A relação de Arnaldo com o transcendente é singular. Sua espiritualidade parece não conduzi-lo para um além, mas o mergulha num estado onde convivem a cosmovisão “alternativa” (naturebismo, on the road lifestyle) e certa obsessão com a tecnologia (amplificadores valvulados, guitarras Gibson, waves of science). Suas paixões, — a maior, naquele tempo: Rita Lee — e seu mergulho nos paraísos artificiais, parecem tê-lo feito prisioneiro de si mesmo (em “Desculpe”, de “Loki?” prenunciava: “Desculpe, mas vou me fechar…”). Mistura Deus consigo mesmo, Deus com baby, baby com dinheiro, baby com arco-íris, baby consigo mesmo. Quer um trem (“Train”) que o leve de volta, mas não tem para onde ir. É um andarilho, um caroneiro, um mochileiro das galáxias. Um cowboy intergaláctico. Mas seu universo é seu próprio sistema.
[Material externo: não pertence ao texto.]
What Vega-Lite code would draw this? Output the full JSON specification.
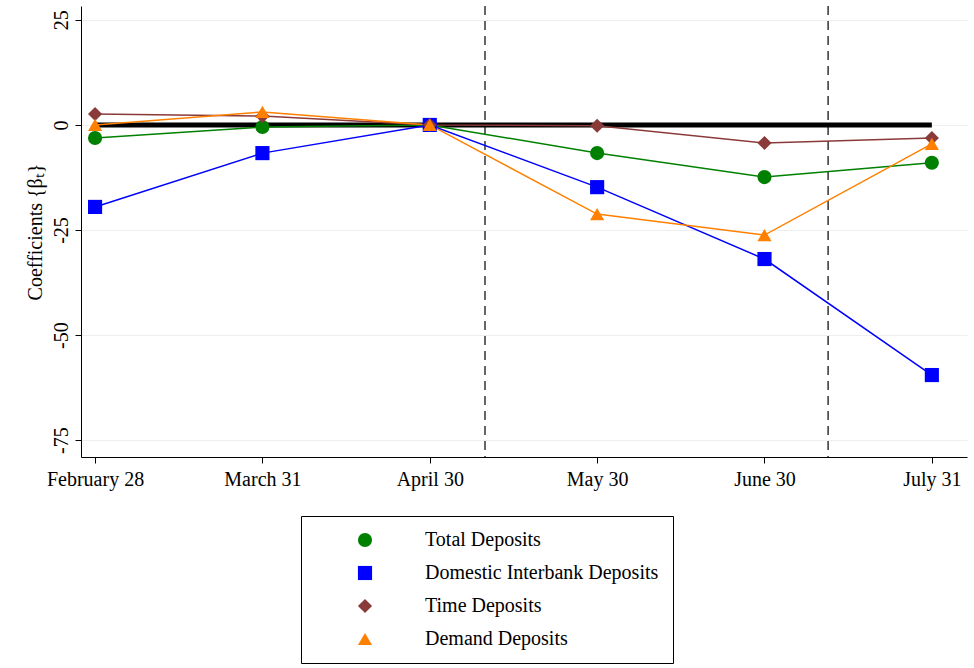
{
  "$schema": "https://vega.github.io/schema/vega-lite/v6.json",
  "width": 886,
  "height": 451,
  "padding": {"left": 24, "top": 5, "right": 4, "bottom": 5},
  "config": {
    "font": "Liberation Serif",
    "view": {"stroke": null},
    "axis": {"labelFont": "Liberation Serif", "titleFont": "Liberation Serif", "labelFontSize": 20, "titleFontSize": 20, "labelColor": "black", "titleColor": "black", "domainColor": "black", "tickColor": "black", "titleFontWeight": "normal"},
    "legend": {"labelFont": "Liberation Serif", "labelFontSize": 20, "labelColor": "black", "labelLimit": 0}
  },
  "datasets": {
    "coef": [
      {"i": 0, "series": "Total Deposits", "v": -3.1},
      {"i": 1, "series": "Total Deposits", "v": -0.5},
      {"i": 2, "series": "Total Deposits", "v": 0},
      {"i": 3, "series": "Total Deposits", "v": -6.7},
      {"i": 4, "series": "Total Deposits", "v": -12.4},
      {"i": 5, "series": "Total Deposits", "v": -9},
      {"i": 0, "series": "Domestic Interbank Deposits", "v": -19.5},
      {"i": 1, "series": "Domestic Interbank Deposits", "v": -6.7},
      {"i": 2, "series": "Domestic Interbank Deposits", "v": 0},
      {"i": 3, "series": "Domestic Interbank Deposits", "v": -14.8},
      {"i": 4, "series": "Domestic Interbank Deposits", "v": -31.9},
      {"i": 5, "series": "Domestic Interbank Deposits", "v": -59.5},
      {"i": 0, "series": "Time Deposits", "v": 2.6},
      {"i": 1, "series": "Time Deposits", "v": 2.1},
      {"i": 2, "series": "Time Deposits", "v": 0},
      {"i": 3, "series": "Time Deposits", "v": -0.2},
      {"i": 4, "series": "Time Deposits", "v": -4.3},
      {"i": 5, "series": "Time Deposits", "v": -3.1},
      {"i": 0, "series": "Demand Deposits", "v": 0},
      {"i": 1, "series": "Demand Deposits", "v": 3.1},
      {"i": 2, "series": "Demand Deposits", "v": 0},
      {"i": 3, "series": "Demand Deposits", "v": -21.2},
      {"i": 4, "series": "Demand Deposits", "v": -26.2},
      {"i": 5, "series": "Demand Deposits", "v": -4.5}
    ],
    "zero": [{"i": 0, "v": 0}, {"i": 5, "v": 0}],
    "cuts": [{"c": 2.33}, {"c": 4.38}]
  },
  "layer": [
    {
      "data": {"name": "cuts"},
      "mark": {"type": "rule", "strokeDash": [9, 6], "color": "black", "strokeWidth": 1.2},
      "encoding": {"x": {"field": "c", "type": "quantitative", "scale": {"domain": [-0.084, 5.21], "nice": false, "zero": false}}}
    },
    {
      "data": {"name": "zero"},
      "mark": {"type": "line", "color": "black", "strokeWidth": 5},
      "encoding": {
        "x": {"field": "i", "type": "quantitative"},
        "y": {"field": "v", "type": "quantitative"}
      }
    },
    {
      "data": {"name": "coef"},
      "mark": {"type": "line", "strokeWidth": 1.5},
      "encoding": {
        "x": {"field": "i", "type": "quantitative", "title": null,
          "scale": {"domain": [-0.084, 5.21], "nice": false, "zero": false},
          "axis": {"values": [0, 1, 2, 3, 4, 5], "grid": false, "tickSize": 6, "labelPadding": 6,
            "labelExpr": "['February 28','March 31','April 30','May 30','June 30','July 31'][datum.value]"}},
        "y": {"field": "v", "type": "quantitative", "title": "Coefficients {βₜ}",
          "scale": {"domain": [-79, 28.3], "nice": false},
          "axis": {"values": [25, 0, -25, -50, -75], "labelExpr": "replace(datum.label, '−', '-')", "gridColor": "#eeeeee", "labelAngle": -90, "labelAlign": "center", "labelBaseline": "bottom", "tickSize": 6, "labelPadding": 4, "titlePadding": 6}},
        "color": {"field": "series", "type": "nominal",
          "scale": {"domain": ["Total Deposits", "Domestic Interbank Deposits", "Time Deposits", "Demand Deposits"], "range": ["#008000", "#0000ff", "#8b3a3a", "#ff8000"]},
          "legend": {"orient": "none", "legendX": 220, "legendY": 510, "title": null, "strokeColor": "black", "padding": 14, "symbolSize": 200, "rowPadding": 13, "labelOffset": 50, "symbolStrokeWidth": 0, "symbolOffset": 40}}
      }
    },
    {
      "data": {"name": "coef"},
      "mark": {"type": "point", "filled": true, "opacity": 1, "size": 200},
      "encoding": {
        "x": {"field": "i", "type": "quantitative"},
        "y": {"field": "v", "type": "quantitative"},
        "color": {"field": "series", "type": "nominal",
          "legend": {"orient": "none", "legendX": 220, "legendY": 510, "title": null, "strokeColor": "black", "padding": 14, "symbolSize": 200, "rowPadding": 13, "labelOffset": 50, "symbolStrokeWidth": 0, "symbolOffset": 40}},
        "shape": {"field": "series", "type": "nominal",
          "scale": {"domain": ["Total Deposits", "Domestic Interbank Deposits", "Time Deposits", "Demand Deposits"], "range": ["circle", "square", "diamond", "triangle-up"]},
          "legend": {"orient": "none", "legendX": 220, "legendY": 510, "title": null, "strokeColor": "black", "padding": 14, "symbolSize": 200, "rowPadding": 13, "labelOffset": 50, "symbolStrokeWidth": 0, "symbolOffset": 40}}
      }
    }
  ]
}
Combateu na imanência e buscou em si mesmo a saída que lhe desse algum alívio… Conseguiu?
Arnaldo apresenta a perplexidade de quem caiu, levantou, mas não conseguiu mais sair de si. O cara que vive esperando um disco voador (outra de suas obsessões: ovnis), na esperança de que ele o faça viajar para o além, para sair de seu sufocante inner self.
“Singin’ Alone” é um marco na música brasileira. Primeiro disco da mítica gravadora indie Baratos Afins, de Luiz Calanca, que foi resgatar Arnaldo do fundo do poço. Disco de um gênio, que fez tudo sozinho. Tocou todos os instrumentos, compôs e cantou. Não é tarefa para qualquer um. Arnaldo foi buscar inspiração em outro gênio: Paul McCartney, que assim fez em seus primeiros álbuns solo. No Brasil quase ninguém havia feito isso. “Singin’ Alone” é o disco de um homem ressuscitado, carregando a morte nas costas. São as semanas astrais de um mutante que passou por um inferno astral. E voltou. E continua entre nós.